N'Dah Tcheta Colette
Colette has been with Atacora since the beginning, and has been elected President by the other women.
As her health is a bit frail, she mostly supervises and organizes production, and is always the central voice at our monthly plenary meetings. There, she expresses equipment needs, speaks for the Co-op regarding scheduling and presents ideas for better efficiency.
She has 6 kids, and still makes Tchouk for market days. We love Mama Colette, and her Tchouk is outstanding!
Mama N’touota is the first wife of one of our top Baobab fruit producers in the village of Koucointiégou.

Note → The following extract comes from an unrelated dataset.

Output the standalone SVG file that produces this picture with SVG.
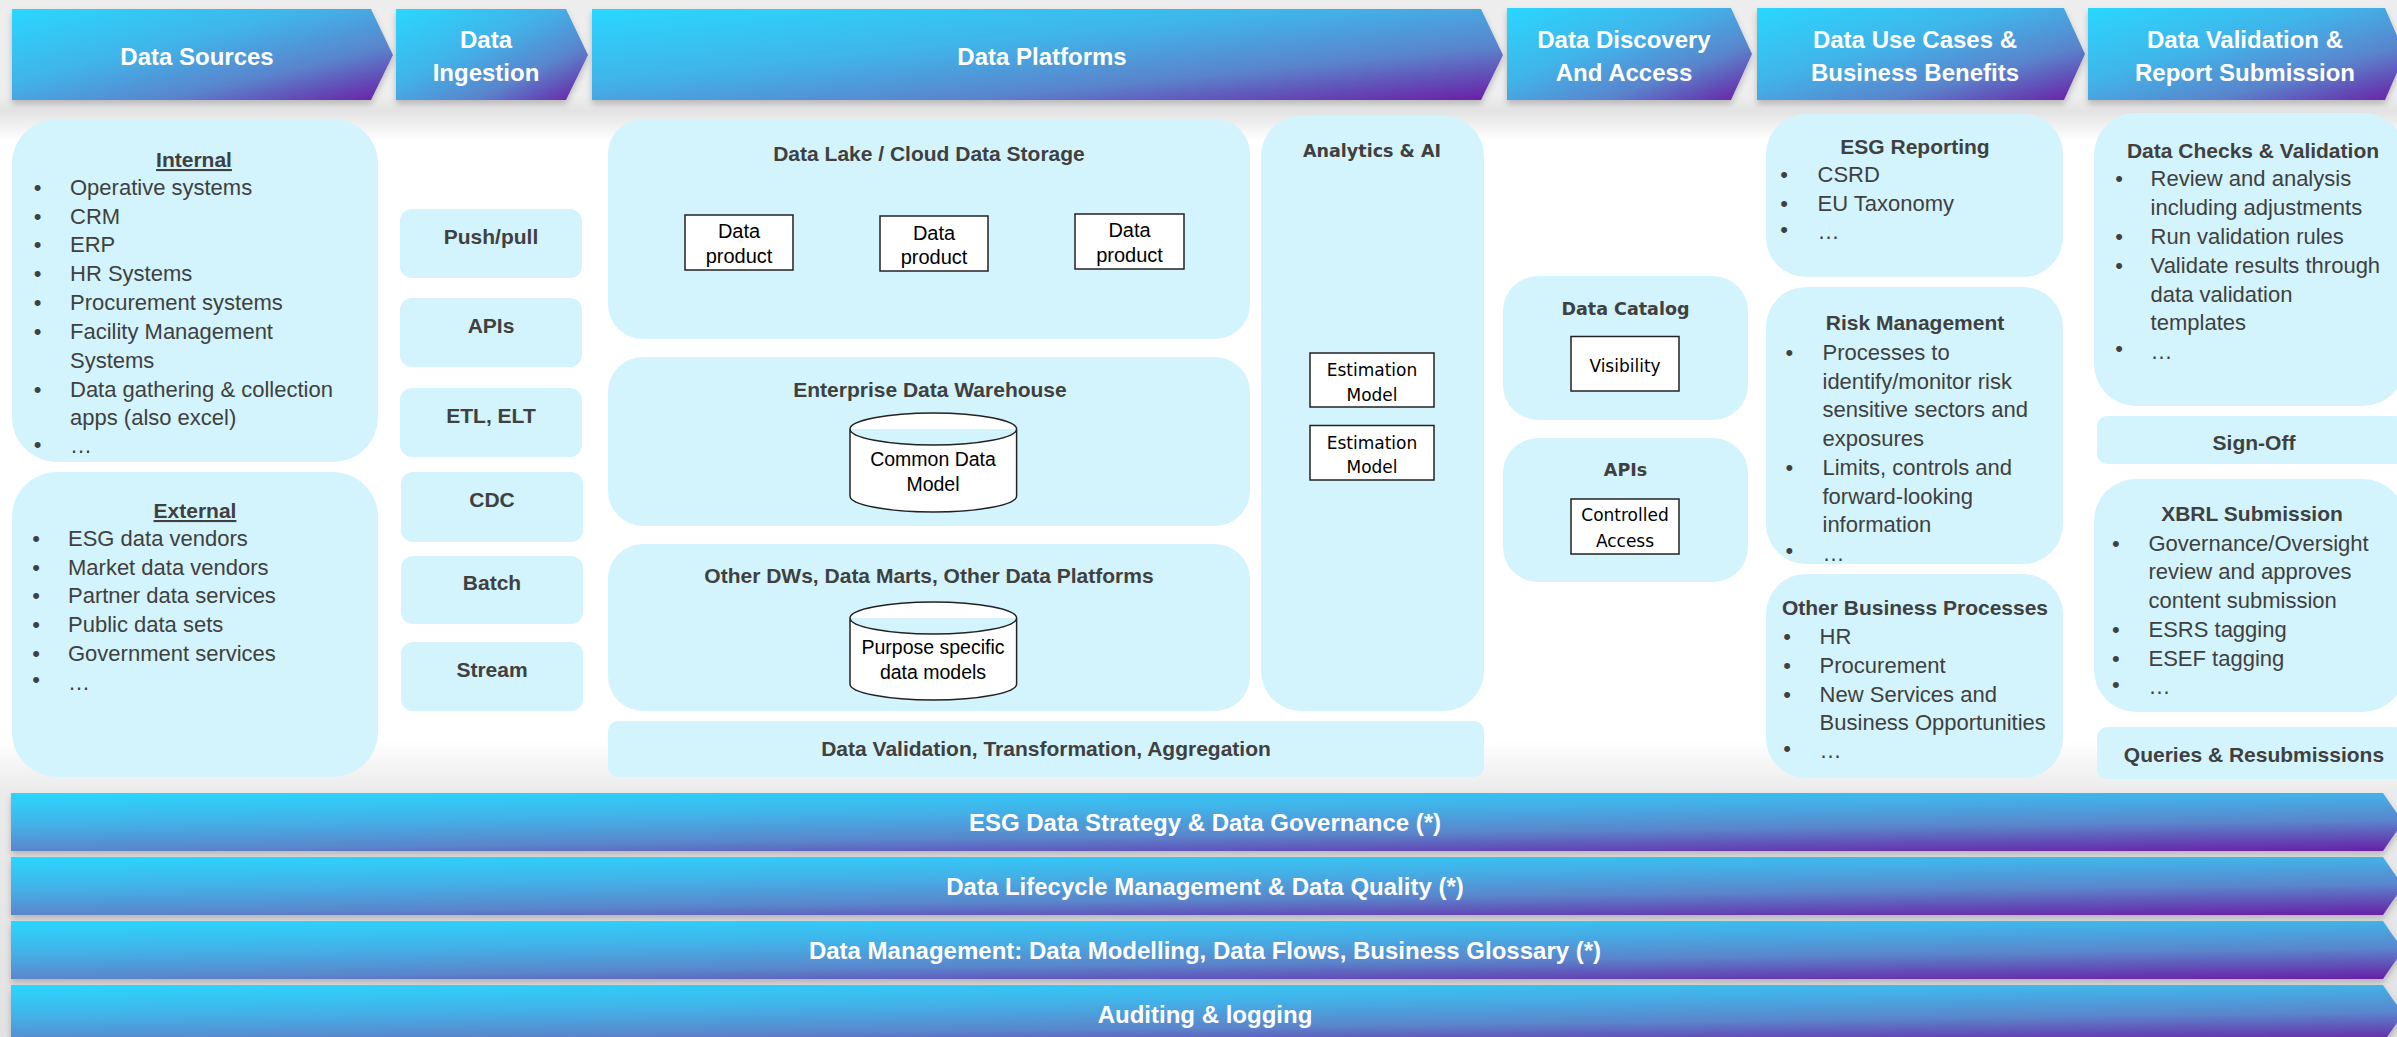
<svg xmlns="http://www.w3.org/2000/svg" width="2397" height="1037" viewBox="0 0 2397 1037">
<defs>
<linearGradient id="gHead" x1="0" y1="0" x2="1" y2="1">
<stop offset="0" stop-color="#29D7FF"/><stop offset="0.4" stop-color="#40B4E9"/><stop offset="0.7" stop-color="#5A84CC"/><stop offset="1" stop-color="#6B1CA5"/>
</linearGradient>
<linearGradient id="gBar" x1="0" y1="0" x2="0.642" y2="1.193">
<stop offset="0" stop-color="#29D7FF"/><stop offset="0.35" stop-color="#42B2E8"/><stop offset="0.65" stop-color="#5A86CC"/><stop offset="1" stop-color="#6A1EA6"/>
</linearGradient>
<linearGradient id="gTop" x1="0" y1="0" x2="0" y2="1">
<stop offset="0" stop-color="#EDEDED"/><stop offset="0.68" stop-color="#EEEEEE"/><stop offset="0.8" stop-color="#E3E3E3"/><stop offset="1" stop-color="#FFFFFF"/>
</linearGradient>
<linearGradient id="gBot" x1="0" y1="0" x2="0" y2="1">
<stop offset="0" stop-color="#FFFFFF"/><stop offset="0.17" stop-color="#EBEBEB"/><stop offset="1" stop-color="#E2E2E2"/>
</linearGradient>
<filter id="sh" x="-5%" y="-20%" width="110%" height="150%">
<feDropShadow dx="0" dy="4" stdDeviation="3" flood-color="#000" flood-opacity="0.22"/>
</filter>
<style>
.box{fill:#D3F4FC}
.hd{fill:url(#gHead);filter:url(#sh)}
.bar{fill:url(#gBar);filter:url(#sh)}
.ht{font-family:"Liberation Sans",Arial,sans-serif;font-weight:bold;font-size:24px;fill:#FFFFFF;text-anchor:middle}
.t{font-family:"Liberation Sans",Arial,sans-serif;font-weight:bold;font-size:21px;fill:#404040;text-anchor:middle}
.b{font-family:"Liberation Sans",Arial,sans-serif;font-size:22px;fill:#404040}
.bu{font-family:"Liberation Sans",Arial,sans-serif;font-size:22px;fill:#404040;text-anchor:middle}
.wb{fill:#FFFFFF;stroke:#222;stroke-width:1.5}
.wt{font-family:"Liberation Sans",Arial,sans-serif;font-size:20px;fill:#000;text-anchor:middle}
.vt{font-family:"DejaVu Sans",Verdana,sans-serif;font-size:17px;fill:#000;text-anchor:middle}
.vb{font-family:"DejaVu Sans",Verdana,sans-serif;font-weight:bold;font-size:17.5px;fill:#404040;text-anchor:middle}
</style>
</defs>

<rect x="0" y="0" width="2397" height="1037" fill="#FFFFFF"/>
<rect x="0" y="0" width="2397" height="140" fill="url(#gTop)"/>
<rect x="0" y="740" width="2397" height="297" fill="url(#gBot)"/>

<g id="headers">
<g id="h-sources"><path class="hd" d="M12,9 H371 L393,55 L371,100 H12 Z"/><text class="ht" x="197" y="65">Data Sources</text></g>
<g id="h-ingestion"><path class="hd" d="M396,9 H566 L588,55 L566,100 H396 Z"/><text class="ht" x="486" y="48">Data</text><text class="ht" x="486" y="81">Ingestion</text></g>
<g id="h-platforms"><path class="hd" d="M592,9 H1481 L1503,55 L1481,100 H592 Z"/><text class="ht" x="1042" y="65">Data Platforms</text></g>
<g id="h-discovery"><path class="hd" d="M1507,8 H1731 L1752,54 L1731,100 H1507 Z"/><text class="ht" x="1624" y="48">Data Discovery</text><text class="ht" x="1624" y="81">And Access</text></g>
<g id="h-usecases"><path class="hd" d="M1757,8 H2064 L2085,54 L2064,100 H1757 Z"/><text class="ht" x="1915" y="48">Data Use Cases &amp;</text><text class="ht" x="1915" y="81">Business Benefits</text></g>
<g id="h-validation"><path class="hd" d="M2088,8 H2385 L2405,54 L2385,100 H2088 Z"/><text class="ht" x="2245" y="48">Data Validation &amp;</text><text class="ht" x="2245" y="81">Report Submission</text></g>
</g>

<g id="internal">
<rect class="box" x="12" y="119" width="366" height="343" rx="45"/>
<text class="t" x="194" y="167" text-decoration="underline">Internal</text>
<g class="bu"><text x="37.5" y="195">•</text><text x="37.5" y="224">•</text><text x="37.5" y="252">•</text><text x="37.5" y="281">•</text><text x="37.5" y="310">•</text><text x="37.5" y="339">•</text><text x="37.5" y="397">•</text><text x="37.5" y="452">•</text></g>
<g class="b"><text x="70" y="195">Operative systems</text><text x="70" y="224">CRM</text><text x="70" y="252">ERP</text><text x="70" y="281">HR Systems</text><text x="70" y="310">Procurement systems</text><text x="70" y="339">Facility Management</text><text x="70" y="368">Systems</text><text x="70" y="397">Data gathering &amp; collection</text><text x="70" y="425">apps (also excel)</text><text x="70" y="453">…</text></g>
</g>

<g id="external">
<rect class="box" x="12" y="472" width="366" height="305" rx="45"/>
<text class="t" x="195" y="518" text-decoration="underline">External</text>
<g class="bu"><text x="36" y="546">•</text><text x="36" y="575">•</text><text x="36" y="603">•</text><text x="36" y="632">•</text><text x="36" y="661">•</text><text x="36" y="687">•</text></g>
<g class="b"><text x="68" y="546">ESG data vendors</text><text x="68" y="575">Market data vendors</text><text x="68" y="603">Partner data services</text><text x="68" y="632">Public data sets</text><text x="68" y="661">Government services</text><text x="68" y="690">…</text></g>
</g>

<g id="ing-pushpull"><rect class="box" x="400" y="209" width="182" height="69" rx="12"/><text class="t" x="491" y="243.5">Push/pull</text></g>
<g id="ing-apis"><rect class="box" x="400" y="298" width="182" height="69" rx="12"/><text class="t" x="491" y="332.5">APIs</text></g>
<g id="ing-etl"><rect class="box" x="400" y="388" width="182" height="69" rx="12"/><text class="t" x="491" y="422.5">ETL, ELT</text></g>
<g id="ing-cdc"><rect class="box" x="401" y="472" width="182" height="70" rx="12"/><text class="t" x="492" y="507">CDC</text></g>
<g id="ing-batch"><rect class="box" x="401" y="556" width="182" height="68" rx="12"/><text class="t" x="492" y="590">Batch</text></g>
<g id="ing-stream"><rect class="box" x="401" y="642" width="182" height="69" rx="12"/><text class="t" x="492" y="676.5">Stream</text></g>

<g id="datalake">
<rect class="box" x="608" y="119" width="642" height="220" rx="35"/>
<text class="t" x="929" y="161">Data Lake / Cloud Data Storage</text>
<rect class="wb" x="685" y="215" width="108" height="55"/><text class="wt" x="739" y="238">Data</text><text class="wt" x="739" y="262.5">product</text>
<rect class="wb" x="880" y="216" width="108" height="55"/><text class="wt" x="934" y="239.5">Data</text><text class="wt" x="934" y="264">product</text>
<rect class="wb" x="1075" y="214" width="109" height="55"/><text class="wt" x="1129.5" y="236.5">Data</text><text class="wt" x="1129.5" y="261.5">product</text>
</g>

<g id="edw">
<rect class="box" x="608" y="357" width="642" height="169" rx="35"/>
<text class="t" x="930" y="396.5">Enterprise Data Warehouse</text>
<path class="wb" d="M850,429 A83.3,16 0 0 1 1016.6,429 V496 A83.3,16 0 0 1 850,496 Z M850,429 A83.3,16 0 0 0 1016.6,429"/>
<text class="wt" x="933" y="466" style="font-size:19.5px">Common Data</text><text class="wt" x="933" y="491" style="font-size:19.5px">Model</text>
</g>

<g id="otherdw">
<rect class="box" x="608" y="544" width="642" height="167" rx="35"/>
<text class="t" x="929" y="583">Other DWs, Data Marts, Other Data Platforms</text>
<path class="wb" d="M850,618 A83.3,16 0 0 1 1016.6,618 V684 A83.3,16 0 0 1 850,684 Z M850,618 A83.3,16 0 0 0 1016.6,618"/>
<text class="wt" x="933" y="654" style="font-size:19.5px">Purpose specific</text><text class="wt" x="933" y="679" style="font-size:19.5px">data models</text>
</g>

<g id="dvta">
<rect class="box" x="608" y="721" width="876" height="56" rx="10"/>
<text class="t" x="1046" y="755.5">Data Validation, Transformation, Aggregation</text>
</g>

<g id="analytics">
<rect class="box" x="1261" y="116" width="223" height="595" rx="40"/>
<text class="vb" x="1372" y="157">Analytics &amp; AI</text>
<rect class="wb" x="1310" y="353" width="124" height="54"/><text class="vt" x="1372" y="376">Estimation</text><text class="vt" x="1372" y="400.5">Model</text>
<rect class="wb" x="1310" y="425.5" width="124" height="54.5"/><text class="vt" x="1372" y="448.5">Estimation</text><text class="vt" x="1372" y="473">Model</text>
</g>

<g id="catalog">
<rect class="box" x="1503" y="276" width="245" height="144" rx="35"/>
<text class="vb" x="1625.5" y="314.5">Data Catalog</text>
<rect class="wb" x="1571" y="336.5" width="108" height="54.5"/><text class="vt" x="1625" y="372">Visibility</text>
</g>

<g id="apis-access">
<rect class="box" x="1503" y="438" width="245" height="144" rx="35"/>
<text class="vb" x="1625.5" y="476">APIs</text>
<rect class="wb" x="1571" y="499" width="108" height="55"/><text class="vt" x="1625" y="521">Controlled</text><text class="vt" x="1625" y="547">Access</text>
</g>

<g id="esg-reporting">
<rect class="box" x="1766" y="114" width="297" height="163" rx="40"/>
<text class="t" x="1915" y="154">ESG Reporting</text>
<g class="bu"><text x="1784" y="182">•</text><text x="1784" y="210.7">•</text><text x="1784" y="237">•</text></g>
<g class="b"><text x="1817.5" y="182">CSRD</text><text x="1817.5" y="210.7">EU Taxonomy</text><text x="1817.5" y="239.4">…</text></g>
</g>

<g id="risk">
<rect class="box" x="1766" y="287" width="297" height="277" rx="40"/>
<text class="t" x="1915" y="330">Risk Management</text>
<g class="bu"><text x="1789.4" y="360">•</text><text x="1789.4" y="474.8">•</text><text x="1789.4" y="558">•</text></g>
<g class="b"><text x="1822.5" y="360">Processes to</text><text x="1822.5" y="388.7">identify/monitor risk</text><text x="1822.5" y="417.4">sensitive sectors and</text><text x="1822.5" y="446.1">exposures</text><text x="1822.5" y="474.8">Limits, controls and</text><text x="1822.5" y="503.5">forward-looking</text><text x="1822.5" y="532.2">information</text><text x="1822.5" y="560.5">…</text></g>
</g>

<g id="other-business">
<rect class="box" x="1766" y="574" width="297" height="204" rx="40"/>
<text class="t" x="1915" y="615">Other Business Processes</text>
<g class="bu"><text x="1787" y="644">•</text><text x="1787" y="673">•</text><text x="1787" y="701.7">•</text><text x="1787" y="756">•</text></g>
<g class="b"><text x="1819.6" y="644">HR</text><text x="1819.6" y="673">Procurement</text><text x="1819.6" y="701.7">New Services and</text><text x="1819.6" y="730">Business Opportunities</text><text x="1819.6" y="758">…</text></g>
</g>

<g id="data-checks">
<rect class="box" x="2094" y="113" width="311" height="293" rx="42"/>
<text class="t" x="2253" y="157.5">Data Checks &amp; Validation</text>
<g class="bu"><text x="2119" y="186">•</text><text x="2119" y="244">•</text><text x="2119" y="272.7">•</text><text x="2119" y="356">•</text></g>
<g class="b"><text x="2150.6" y="186">Review and analysis</text><text x="2150.6" y="215">including adjustments</text><text x="2150.6" y="244">Run validation rules</text><text x="2150.6" y="272.7">Validate results through</text><text x="2150.6" y="301.5">data validation</text><text x="2150.6" y="330">templates</text><text x="2150.6" y="358.5">…</text></g>
</g>

<g id="sign-off">
<rect class="box" x="2097" y="416" width="308" height="48" rx="10"/>
<text class="t" x="2254" y="450">Sign-Off</text>
</g>

<g id="xbrl">
<rect class="box" x="2094" y="479" width="311" height="233" rx="42"/>
<text class="t" x="2252" y="520.7">XBRL Submission</text>
<g class="bu"><text x="2115.8" y="550.7">•</text><text x="2115.8" y="636.8">•</text><text x="2115.8" y="665.5">•</text><text x="2115.8" y="692">•</text></g>
<g class="b"><text x="2148.5" y="550.7">Governance/Oversight</text><text x="2148.5" y="579.4">review and approves</text><text x="2148.5" y="608.1">content submission</text><text x="2148.5" y="636.8">ESRS tagging</text><text x="2148.5" y="665.5">ESEF tagging</text><text x="2148.5" y="694.2">…</text></g>
</g>

<g id="queries">
<rect class="box" x="2097" y="727" width="308" height="52" rx="10"/>
<text class="t" x="2254" y="761.5">Queries &amp; Resubmissions</text>
</g>

<g id="bars">
<g id="bar-strategy"><path class="bar" d="M11,793 H2383 L2403,822 L2383,851 H11 Z"/><text class="ht" x="1205" y="830.5">ESG Data Strategy &amp; Data Governance (*)</text></g>
<g id="bar-lifecycle"><path class="bar" d="M11,857 H2383 L2403,886 L2383,915 H11 Z"/><text class="ht" x="1205" y="894.5">Data Lifecycle Management &amp; Data Quality (*)</text></g>
<g id="bar-management"><path class="bar" d="M11,921 H2383 L2403,950 L2383,979 H11 Z"/><text class="ht" x="1205" y="958.5">Data Management: Data Modelling, Data Flows, Business Glossary (*)</text></g>
<g id="bar-auditing"><path class="bar" d="M11,985 H2383 L2403,1014 L2383,1043 H11 Z"/><text class="ht" x="1205" y="1022.5">Auditing &amp; logging</text></g>
</g>

<g id="connectors"></g>
</svg>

As the eldest Co-op member, she garners a lot of respect and uses her influence to motivate the other ladies. She has nine kids, 4 of whom are still living. Before joining Atacora, she de-shelled baobab seeds and sold them at the Kouporgou market, once every four days during Baobab season, earning perhaps $1 – $1.50. The money she earns at Atacora helps her to pay to take her grain to the mill, and to have better access to health care services. In order to plant, hoe and harvest her fields, she must invite other local farmers to help, in the traditional Otammari way, and provide sorghum beer and a solid meal. She applies her earnings to prepare for these helpers, so her fields have good yields. She hopes that Atacora continues to grow and provide employment, as there are no other jobs available.